You can customize the output report below in many ways:

* Change the title of each Tab
* Activate or deactivate sections of the report

In [8]:
import polars as pl
import time
import json,requests,re
from types import SimpleNamespace
import datetime, time, logging, sys, base64, math
from zoneinfo import ZoneInfo
from urllib.request import urlopen
from json import load
from xlsxwriter import Workbook

doUserIPInfo = True # Export User/IP Info
userIPSummaryTitle = "User IP Details" # Title for Workbook Tab

doUserActInfo = True # Export User Activity Details
userActTitle = "User Activity Details" # Title for Workbook Tab

doResInfo = True # Export Full Resource List
doResTitle = "Full Resource List" # Title for Workbook Tab

doMatchList = True # Export Match List for Wildcard Resources
doMatchTitle = "Resource Matching List" # Title for Workbook Tab

doConnectorsStats = True # Export Overall Connectors Stats
doConnectorsStatsTitle = "Connector Activities" # Title for Workbook Tab

doConnectorsStatsPerConnector = True # Export Per Connectors Stats

doConnErrorsStats = True # Export Connection Error Stats
doConnErrorsStatsTitle = "Connection Errors" # Title for Workbook Tab

doDNSErrorsStats = True # Export DNS Error Stats
doDNSErrorsStatsTitle = "DNS Errors" # Title for Workbook Tab

# initiate logging (no need to change this)
initiate_logging()
startTime = time.time()

# Convert entire report output to DataFrame for processing.
#local_tz = 'America/Los_Angeles'
print("Converting imported report to DataFrame")
df = convert_admin_console_report_to_df(full_console_report,local_tz)
print("Report has been successfully converted.")

if (doUserIPInfo or doUserActInfo):
    unique_users = df["user.email"].unique()

# End User Public IP tab
if (doUserIPInfo):
### Get User IP Info
    print("extracting User Public IPs")

    user_ip_info_data = {
        "user":[],
        "ipinfo":[],
    }

    user_ip_info_df = pl.DataFrame(user_ip_info_data, schema={"user":pl.String, "ipinfo":pl.String})
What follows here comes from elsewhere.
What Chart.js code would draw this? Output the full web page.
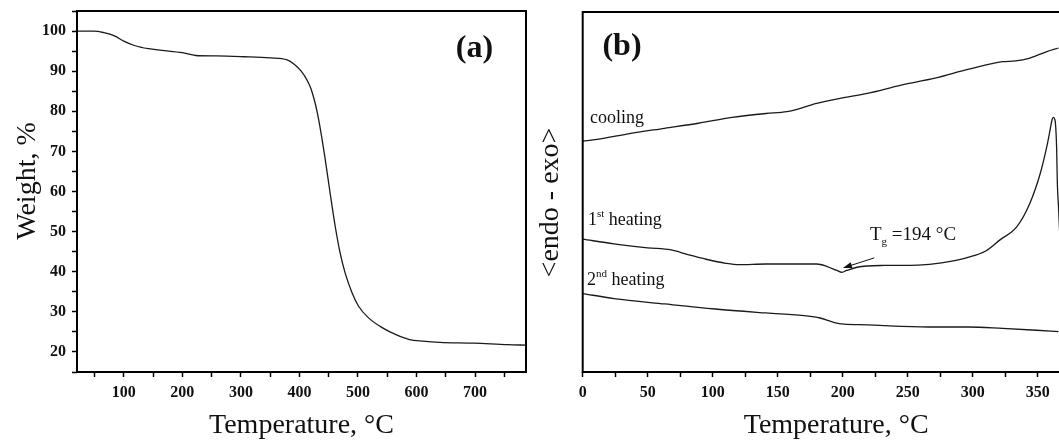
<!DOCTYPE html>
<html><head><meta charset="utf-8">
<script src="https://cdn.jsdelivr.net/npm/chart.js@4.4.1/dist/chart.umd.min.js"></script>
<style>
html,body{margin:0;padding:0;background:#fff;overflow:hidden;width:1059px;height:442px;}
#wrap{position:relative;width:1059px;height:442px;overflow:hidden;background:#fff;}
#c1{position:absolute;left:0;top:0;}
#c2{position:absolute;left:530px;top:0;}
</style></head><body>
<div id="wrap"><canvas id="c1" width="530" height="442"></canvas><canvas id="c2" width="562" height="442"></canvas></div>
<script>
// ---- Panel (a): TGA ----
const tgaTemp   = [20, 49, 66, 84, 100, 118, 142, 165, 200, 223, 258, 304, 350, 379, 391, 403, 414, 420, 426, 430, 434, 443, 452, 461, 469, 478, 490, 501, 518, 542, 565, 588, 611, 640, 698, 756, 787];
const tgaWeight = [100, 100, 99.6, 98.8, 97.5, 96.4, 95.6, 95.2, 94.6, 93.9, 93.8, 93.6, 93.3, 92.8, 91.7, 90.0, 87.5, 85.5, 82.5, 80, 77, 69, 60, 51.4, 45, 39.7, 34.7, 31.4, 28.5, 26.0, 24.3, 23.1, 22.7, 22.4, 22.2, 21.8, 21.7];
const tgaXLabels = [100, 200, 300, 400, 500, 600, 700];
const tgaYLabels = [20, 30, 40, 50, 60, 70, 80, 90, 100];

// ---- Panel (b): DSC ----
const coolT = [0, 11, 37, 63, 89, 115, 141, 157, 180, 198, 219, 245, 271, 297, 323, 333, 344, 357, 366];
const coolV = [64.1, 64.6, 66.3, 67.7, 69.1, 70.7, 71.8, 72.3, 74.6, 76.0, 77.4, 79.7, 81.6, 84.1, 86.2, 86.4, 87.2, 89.0, 90.0];
const heat1T = [0, 24, 50, 68, 81, 94, 110, 120, 141, 180, 188, 195.5, 199.4, 203, 211, 232, 258, 276, 297, 310, 321, 334, 344, 352, 357, 359.5, 361, 362, 363.3, 364.6, 365.1, 366, 367];
const heat1V = [36.9, 35.6, 34.5, 33.9, 32.6, 31.4, 30.2, 29.8, 30.0, 30.0, 29.3, 28.2, 27.7, 28.2, 29.1, 29.6, 29.7, 30.3, 31.9, 33.6, 36.7, 40.4, 46.9, 55.2, 62.6, 67.2, 70, 70.75, 70, 61.7, 52.5, 45.9, 38];
const heat2T = [0, 24, 63, 102, 141, 172, 182.5, 193, 201, 219, 245, 271, 297, 323, 349, 366];
const heat2V = [21.8, 20.4, 18.9, 17.5, 16.4, 15.6, 15.0, 13.8, 13.3, 13.1, 12.7, 12.5, 12.5, 12.1, 11.6, 11.2];
const dscXLabels = [0, 50, 100, 150, 200, 250, 300, 350];
const tgValue = 194;

const toXY = (xs, ys) => xs.map((x, i) => ({x, y: ys[i]}));

const SERIF = '"Liberation Serif", "Times New Roman", serif';
const TICKFONT = {family: SERIF, size: 16, weight: 'bold'};
const TITLEFONT = {family: SERIF, size: 28, weight: 'normal'};
const INK = '#111';

const framePlugin = {
  id: 'frame',
  afterDraw(chart) {
    const {ctx, chartArea: a} = chart;
    ctx.save();
    ctx.strokeStyle = '#000';
    ctx.lineWidth = 2;
    ctx.strokeRect(a.left, a.top, a.right - a.left, a.bottom - a.top);
    ctx.restore();
  }
};

const textPlugin = {
  id: 'texts',
  afterDraw(chart, args, opts) {
    const {ctx, scales: {x, y}} = chart;
    ctx.save();
    ctx.fillStyle = INK;
    ctx.textAlign = 'left';
    ctx.textBaseline = 'alphabetic';
    for (const item of (opts.items || [])) {
      let px = x.getPixelForValue(item.x);
      const py = y.getPixelForValue(item.y);
      for (const r of item.runs) {
        ctx.font = r.font;
        ctx.fillText(r.text, px + (r.dx || 0), py + (r.rise || 0));
        px += ctx.measureText(r.text).width + (r.dx || 0);
      }
    }
    for (const ar of (opts.arrows || [])) {
      const x0 = x.getPixelForValue(ar.from[0]), y0 = y.getPixelForValue(ar.from[1]);
      const x1 = x.getPixelForValue(ar.to[0]), y1 = y.getPixelForValue(ar.to[1]);
      const ang = Math.atan2(y1 - y0, x1 - x0);
      ctx.strokeStyle = INK; ctx.lineWidth = 1;
      ctx.beginPath(); ctx.moveTo(x0, y0); ctx.lineTo(x1 - 6 * Math.cos(ang), y1 - 6 * Math.sin(ang)); ctx.stroke();
      ctx.beginPath();
      ctx.moveTo(x1, y1);
      ctx.lineTo(x1 - 9 * Math.cos(ang) + 3 * Math.sin(ang), y1 - 9 * Math.sin(ang) - 3 * Math.cos(ang));
      ctx.lineTo(x1 - 9 * Math.cos(ang) - 3 * Math.sin(ang), y1 - 9 * Math.sin(ang) + 3 * Math.cos(ang));
      ctx.closePath(); ctx.fill();
    }
    ctx.restore();
  }
};

const tickGrid = {display: true, drawOnChartArea: false, drawTicks: true, tickLength: 5, tickWidth: 1.5, tickColor: '#000'};
const lineStyle = {borderColor: '#1a1a1a', borderWidth: 1.3, pointRadius: 0, cubicInterpolationMode: 'monotone', fill: false};

function fixX(h) { return s => { s.height = h; s.paddingLeft = 0; s.paddingRight = 0; }; }
function fixY(w) { return s => { s.width = w; s.paddingTop = 0; s.paddingBottom = 0; }; }

const f = (w, px) => `${w} ${px}px ${SERIF}`;

new Chart(document.getElementById('c1'), {
  type: 'line',
  data: {datasets: [{label: 'TGA', data: toXY(tgaTemp, tgaWeight), ...lineStyle}]},
  options: {
    responsive: false, animation: false,
    layout: {padding: {left: 0, right: 4, top: 11, bottom: 0}},
    plugins: {
      legend: {display: false}, tooltip: {enabled: false},
      texts: {items: [{x: 667, y: 93.5, runs: [{text: '(a)', font: f('bold', 32)}]}]}
    },
    scales: {
      x: {
        type: 'linear', min: 20, max: 787, afterFit: fixX(70),
        ticks: {stepSize: 50, includeBounds: false, autoSkip: false, maxRotation: 0, padding: 6, color: INK, font: TICKFONT,
          callback: v => tgaXLabels.includes(v) ? String(v) : ''},
        grid: tickGrid, border: {display: false},
        title: {display: true, text: 'Temperature, °C', color: INK, font: TITLEFONT, padding: {top: 0, bottom: 0}}
      },
      y: {
        type: 'linear', min: 15, max: 105, afterFit: fixY(77),
        ticks: {stepSize: 5, includeBounds: false, autoSkip: false, padding: 6, color: INK, font: TICKFONT,
          callback: v => tgaYLabels.includes(v) ? String(v) : ''},
        grid: tickGrid, border: {display: false},
        title: {display: true, text: '   Weight, %', color: INK, font: TITLEFONT, padding: {top: 11, bottom: 0}}
      }
    }
  },
  plugins: [framePlugin, textPlugin]
});

new Chart(document.getElementById('c2'), {
  type: 'line',
  data: {datasets: [
    {label: 'cooling', data: toXY(coolT, coolV), ...lineStyle},
    {label: '1st heating', data: toXY(heat1T, heat1V), ...lineStyle},
    {label: '2nd heating', data: toXY(heat2T, heat2V), ...lineStyle}
  ]},
  options: {
    responsive: false, animation: false,
    layout: {padding: {left: 0, right: 2.3, top: 12, bottom: 0}},
    plugins: {
      legend: {display: false}, tooltip: {enabled: false},
      texts: {
        items: [
          {x: 15.2, y: 88.1, runs: [{text: '(b)', font: f('bold', 32)}]},
          {x: 5.6, y: 69.3, runs: [{text: 'cooling', font: f('normal', 18)}]},
          {x: 4.1, y: 40.8, runs: [{text: '1', font: f('normal', 18)}, {text: 'st', font: f('normal', 11), rise: -8}, {text: ' heating', font: f('normal', 18)}]},
          {x: 3.3, y: 24.2, runs: [{text: '2', font: f('normal', 18)}, {text: 'nd', font: f('normal', 11), rise: -8}, {text: ' heating', font: f('normal', 18)}]},
          {x: 221, y: 36.7, runs: [{text: 'T', font: f('normal', 19)}, {text: 'g', font: f('normal', 11), rise: 5}, {text: ' =' + tgValue + ' °C', font: f('normal', 19)}]}
        ],
        arrows: [{from: [224.3, 31.7], to: [200.2, 28.9]}]
      }
    },
    scales: {
      x: {
        type: 'linear', min: 0, max: 390, afterFit: fixX(70),
        ticks: {stepSize: 25, includeBounds: false, autoSkip: false, maxRotation: 0, padding: 6, color: INK, font: TICKFONT,
          callback: v => dscXLabels.includes(v) ? String(v) : ''},
        grid: tickGrid, border: {display: false},
        title: {display: true, text: 'Temperature, °C', color: INK, font: TITLEFONT, padding: {top: 0, bottom: 0}}
      },
      y: {
        type: 'linear', min: 0, max: 100, afterFit: fixY(52.7),
        ticks: {display: false},
        grid: {display: false}, border: {display: false},
        title: {display: true, text: '<endo - exo>   ', color: INK, font: TITLEFONT, padding: {top: 4, bottom: 0}}
      }
    }
  },
  plugins: [framePlugin, textPlugin]
});
</script>
</body></html>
    for user in unique_users:
        ips = get_user_client_ips2(df,user)
        iplist_with_geo = []
        for ip in ips:
            iplist_with_geo.append(str(ip))
            ip_info_for_user = ",".join(iplist_with_geo)

        temp_ip_summary_data = { "user": user, "ipinfo":ip_info_for_user }
        temp_ip_summary_df = pl.DataFrame(temp_ip_summary_data, schema={"user":pl.String, "ipinfo":pl.String})
        user_ip_info_df = pl.concat([user_ip_info_df,temp_ip_summary_df])

    user_ip_info_df = user_ip_info_df.rename({"user":"User Email","ipinfo" : "Public IPs"})

# End User activity tab
if (doUserActInfo):
    user_activity_data = {
        "user":[],
        "numconn":[],
        "numerr":[],
        "txbytes":[],
        "rxbytes":[]
    }
    user_activity_df = pl.DataFrame(user_activity_data, schema={"user":pl.String, "numconn":pl.Int32, "numerr":pl.Int32, "txbytes":pl.Int64, "rxbytes": pl.Int64})
    for user in unique_users:
        user_act = get_user_activity2(df,user)
        user_err = get_errors2(user_act)
        total_tx = user_act['connection.tx'].sum()
        total_rx = user_act['connection.rx'].sum()
        temp_act_data = { "user": user, "numconn":len(user_act), "numerr": len(user_err), "txbytes":total_tx, "rxbytes":total_rx }
        temp_act_df = pl.DataFrame(temp_act_data, schema={"user":pl.String, "numconn":pl.Int32, "numerr":pl.Int32, "txbytes":pl.Int64, "rxbytes": pl.Int64})
        user_activity_df = pl.concat([user_activity_df, temp_act_df])

    user_activity_df = user_activity_df.rename({"user":"User Email","numconn" : "Nb of Connections","numerr" : "Nb of Errors","txbytes" : "TX (bytes)","rxbytes":"RX (bytes)"})

# Overall Resource performance tab
if (doResInfo):
    all_errors = get_errors2(df)
    unique_addr_in_df = df["resource.address"].unique()
    res_data = {
        "address":[],
        "resourcedef":[], #Feb 3 2025
        "resourceids":[], #Feb 3 2025
        "rnetworks":[], #Feb 3 2025
        "numconn":[],
        "numerrs":[],
        "failrate":[],
        "totaltx":[],
        "totalrx":[],
        "tcp":[],
        "udp":[],
        "icmp":[]
    }
    res_data_df = pl.DataFrame(res_data, schema={"address":pl.String, "resourcedef":pl.String, "resourceids":pl.String, "rnetworks":pl.String, "numconn":pl.Int32, "numerrs":pl.Int32, "failrate":pl.Float32, "totaltx":pl.Int64, "totalrx":pl.Int64, "tcp":pl.String, "udp":pl.String, "icmp":pl.String})
    
    print("extracting Error Report")
    # print("address,number of connections,number of errors,failure rate(%),total tx, total rx,TCP[Ports],UDP[Ports],ICMP[Ports]")
    # ## for each address in the error list, check how many records are in error and what the percentage of errors is
    for addr in unique_addr_in_df:
        if str(addr) != "nan":
            total_for_addr = df.filter(pl.col("resource.address") == addr)
            err_for_addr = all_errors.filter(pl.col("resource.address") == addr)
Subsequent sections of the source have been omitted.